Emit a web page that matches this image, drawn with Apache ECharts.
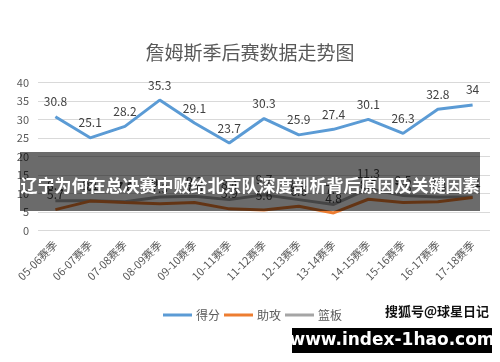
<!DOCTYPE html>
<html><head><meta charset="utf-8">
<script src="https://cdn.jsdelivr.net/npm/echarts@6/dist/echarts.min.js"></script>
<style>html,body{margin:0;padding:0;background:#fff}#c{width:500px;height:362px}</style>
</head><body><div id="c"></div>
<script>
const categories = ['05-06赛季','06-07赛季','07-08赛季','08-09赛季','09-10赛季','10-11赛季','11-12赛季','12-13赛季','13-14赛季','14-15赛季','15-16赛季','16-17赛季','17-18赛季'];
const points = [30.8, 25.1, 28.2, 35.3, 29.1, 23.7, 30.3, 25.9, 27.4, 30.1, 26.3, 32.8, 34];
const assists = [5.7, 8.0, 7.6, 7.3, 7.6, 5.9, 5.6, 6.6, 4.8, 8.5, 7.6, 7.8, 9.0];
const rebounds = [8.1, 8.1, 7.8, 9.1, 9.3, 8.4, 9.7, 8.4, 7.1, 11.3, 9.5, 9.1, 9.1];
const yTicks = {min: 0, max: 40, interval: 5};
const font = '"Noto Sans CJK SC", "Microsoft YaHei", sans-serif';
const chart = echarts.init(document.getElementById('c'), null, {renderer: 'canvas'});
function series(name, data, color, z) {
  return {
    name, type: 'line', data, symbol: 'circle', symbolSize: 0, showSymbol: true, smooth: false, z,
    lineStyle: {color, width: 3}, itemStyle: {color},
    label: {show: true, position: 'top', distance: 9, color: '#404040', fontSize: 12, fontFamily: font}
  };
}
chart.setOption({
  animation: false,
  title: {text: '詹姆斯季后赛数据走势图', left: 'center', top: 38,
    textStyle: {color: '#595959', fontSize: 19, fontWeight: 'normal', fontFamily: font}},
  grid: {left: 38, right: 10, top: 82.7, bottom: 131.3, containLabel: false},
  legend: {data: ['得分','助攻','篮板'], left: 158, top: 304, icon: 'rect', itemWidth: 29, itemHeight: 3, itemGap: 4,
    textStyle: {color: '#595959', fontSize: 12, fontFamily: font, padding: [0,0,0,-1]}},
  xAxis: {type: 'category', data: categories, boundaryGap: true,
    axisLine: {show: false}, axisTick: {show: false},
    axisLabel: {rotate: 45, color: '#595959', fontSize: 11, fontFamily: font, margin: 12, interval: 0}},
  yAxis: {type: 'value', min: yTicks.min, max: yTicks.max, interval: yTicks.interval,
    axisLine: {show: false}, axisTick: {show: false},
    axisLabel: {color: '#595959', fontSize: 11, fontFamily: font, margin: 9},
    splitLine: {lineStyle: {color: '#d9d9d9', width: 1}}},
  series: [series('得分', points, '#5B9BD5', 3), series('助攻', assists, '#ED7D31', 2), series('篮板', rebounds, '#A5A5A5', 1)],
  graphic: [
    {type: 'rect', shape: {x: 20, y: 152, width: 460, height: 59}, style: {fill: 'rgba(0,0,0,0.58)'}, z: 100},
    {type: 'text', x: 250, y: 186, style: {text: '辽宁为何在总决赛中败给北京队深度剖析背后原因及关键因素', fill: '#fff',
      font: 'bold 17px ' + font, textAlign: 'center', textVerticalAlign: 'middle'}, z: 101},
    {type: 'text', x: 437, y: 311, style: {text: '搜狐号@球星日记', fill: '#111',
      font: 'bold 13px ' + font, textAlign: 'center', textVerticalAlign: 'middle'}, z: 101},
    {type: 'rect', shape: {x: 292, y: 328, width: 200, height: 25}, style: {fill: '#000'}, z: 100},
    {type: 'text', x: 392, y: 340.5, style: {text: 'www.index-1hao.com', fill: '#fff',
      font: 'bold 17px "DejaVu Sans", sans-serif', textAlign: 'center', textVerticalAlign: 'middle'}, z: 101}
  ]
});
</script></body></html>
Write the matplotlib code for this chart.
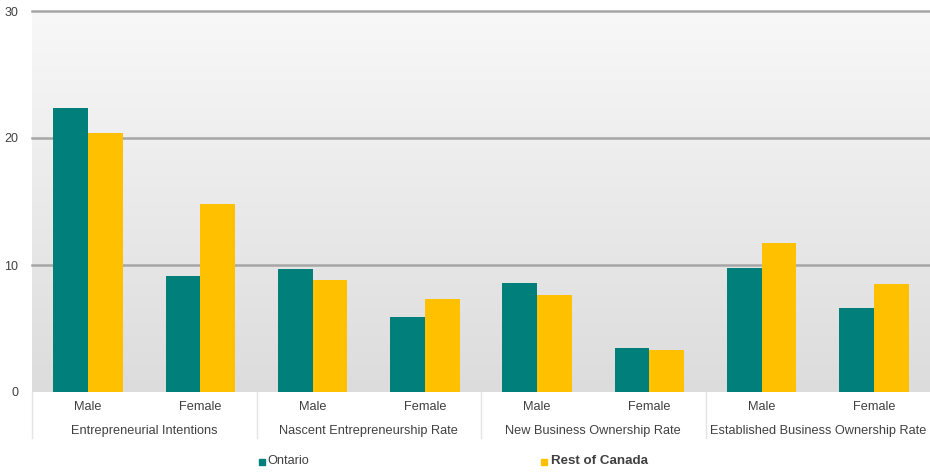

====

◆ WORK INSTRUCTIONS
Every line of the data above should be quoted exactly. Omit the pictures.

◆ SOLVED EXERCISE
Emit a web page that matches this image, drawn with Apache ECharts.
<!DOCTYPE html>
<html><head><meta charset="utf-8">
<script src="https://cdn.jsdelivr.net/npm/echarts@6/dist/echarts.min.js"></script>
<style>html,body{margin:0;padding:0;background:#fff}#c{width:500px;height:362px}</style>
</head><body><div id="c"></div>
<script>
const categories = ['05-06赛季','06-07赛季','07-08赛季','08-09赛季','09-10赛季','10-11赛季','11-12赛季','12-13赛季','13-14赛季','14-15赛季','15-16赛季','16-17赛季','17-18赛季'];
const points = [30.8, 25.1, 28.2, 35.3, 29.1, 23.7, 30.3, 25.9, 27.4, 30.1, 26.3, 32.8, 34];
const assists = [5.7, 8.0, 7.6, 7.3, 7.6, 5.9, 5.6, 6.6, 4.8, 8.5, 7.6, 7.8, 9.0];
const rebounds = [8.1, 8.1, 7.8, 9.1, 9.3, 8.4, 9.7, 8.4, 7.1, 11.3, 9.5, 9.1, 9.1];
const yTicks = {min: 0, max: 40, interval: 5};
const font = '"Noto Sans CJK SC", "Microsoft YaHei", sans-serif';
const chart = echarts.init(document.getElementById('c'), null, {renderer: 'canvas'});
function series(name, data, color, z) {
  return {
    name, type: 'line', data, symbol: 'circle', symbolSize: 0, showSymbol: true, smooth: false, z,
    lineStyle: {color, width: 3}, itemStyle: {color},
    label: {show: true, position: 'top', distance: 9, color: '#404040', fontSize: 12, fontFamily: font}
  };
}
chart.setOption({
  animation: false,
  title: {text: '詹姆斯季后赛数据走势图', left: 'center', top: 38,
    textStyle: {color: '#595959', fontSize: 19, fontWeight: 'normal', fontFamily: font}},
  grid: {left: 38, right: 10, top: 82.7, bottom: 131.3, containLabel: false},
  legend: {data: ['得分','助攻','篮板'], left: 158, top: 304, icon: 'rect', itemWidth: 29, itemHeight: 3, itemGap: 4,
    textStyle: {color: '#595959', fontSize: 12, fontFamily: font, padding: [0,0,0,-1]}},
  xAxis: {type: 'category', data: categories, boundaryGap: true,
    axisLine: {show: false}, axisTick: {show: false},
    axisLabel: {rotate: 45, color: '#595959', fontSize: 11, fontFamily: font, margin: 12, interval: 0}},
  yAxis: {type: 'value', min: yTicks.min, max: yTicks.max, interval: yTicks.interval,
    axisLine: {show: false}, axisTick: {show: false},
    axisLabel: {color: '#595959', fontSize: 11, fontFamily: font, margin: 9},
    splitLine: {lineStyle: {color: '#d9d9d9', width: 1}}},
  series: [series('得分', points, '#5B9BD5', 3), series('助攻', assists, '#ED7D31', 2), series('篮板', rebounds, '#A5A5A5', 1)],
  graphic: [
    {type: 'rect', shape: {x: 20, y: 152, width: 460, height: 59}, style: {fill: 'rgba(0,0,0,0.58)'}, z: 100},
    {type: 'text', x: 250, y: 186, style: {text: '辽宁为何在总决赛中败给北京队深度剖析背后原因及关键因素', fill: '#fff',
      font: 'bold 17px ' + font, textAlign: 'center', textVerticalAlign: 'middle'}, z: 101},
    {type: 'text', x: 437, y: 311, style: {text: '搜狐号@球星日记', fill: '#111',
      font: 'bold 13px ' + font, textAlign: 'center', textVerticalAlign: 'middle'}, z: 101},
    {type: 'rect', shape: {x: 292, y: 328, width: 200, height: 25}, style: {fill: '#000'}, z: 100},
    {type: 'text', x: 392, y: 340.5, style: {text: 'www.index-1hao.com', fill: '#fff',
      font: 'bold 17px "DejaVu Sans", sans-serif', textAlign: 'center', textVerticalAlign: 'middle'}, z: 101}
  ]
});
</script></body></html>
Write the matplotlib code for this chart.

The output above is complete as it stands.